I very much enjoyed the first three quarters or so; but as the book draws towards its climax, the characters display a regrettable tendency to break into poetry — a form which I have always struggled with.
But there is one part of one poem that struck me. It appears at the end of Chapter 6 (“Ignorantia”) of Book 10 (“The Regress”) and finishes with the following couplet:
Though they lay flat the mountains and dry up the sea,
Wilt thou yet change, as though God were a god?
That’s rather good — a sort of pun on the word “god”, making the point that the capitalisation makes all the difference. And it really does: the God that Christians believe in has essentially nothing in common with the gods that we find in Greek and Morse mythology and elsewhere.
And this of course got me thinking about Richard Dawkins, who famously wrote:
An atheist is just somebody who feels about Yahweh the way any decent Christian feels about Thor or Baal or the golden calf. As has been said before, we are all atheists about most of the gods that humanity has ever believed in. Some of us just go one god further.

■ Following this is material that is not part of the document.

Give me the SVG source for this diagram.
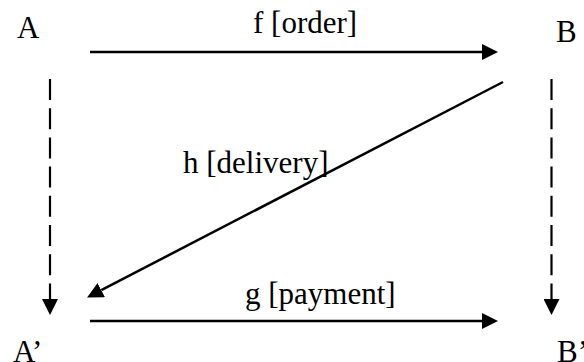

Now this quote perplexes me. Anyone who has paid the slightest attention to matters theological will immediately see that it’s not comparing like with like. The God that Christians believe it (rightly or wrongly) is a transcendent being beyond both time and space who created both of those things and pre-exists them. Thor is a super-powered human, like Superman or Spider-Man or, come to think of it, the Marvel Comics version of Thor. He stands in the same relation to me that I do to a toddler. I am stronger and faster than the toddler; Thor is stronger and faster than me.
So far, so obvious. Here’s the part I don’t understand: how can Dawkins not see that he is comparing apples and galaxy superclusters?
As far as I can see, there are only two possible explanations. Either he truly doesn’t understand what Christians mean by the word “God” — in which case he is too ignorant to have any credibility when he speaks about Christianity in particular or religion in general. Or he knows perfectly well that he is promulgating a false equivalence, and doesn’t care — in which he’s knowingly using a straw-man argument, and so by his own criteria he’s hardly worth listening to at all.
And this disappoints me, because Dawkins is (or at least was) a truly brilliant writer on the subject of evolution, and I wish more people — especially more Christians — would read his very helpful explanations of this fascinating subject. But that’s not going to happen while he continues to systematically undermine his own credibility and alienate his potential audience.
For such a clever man, he can be very stupid.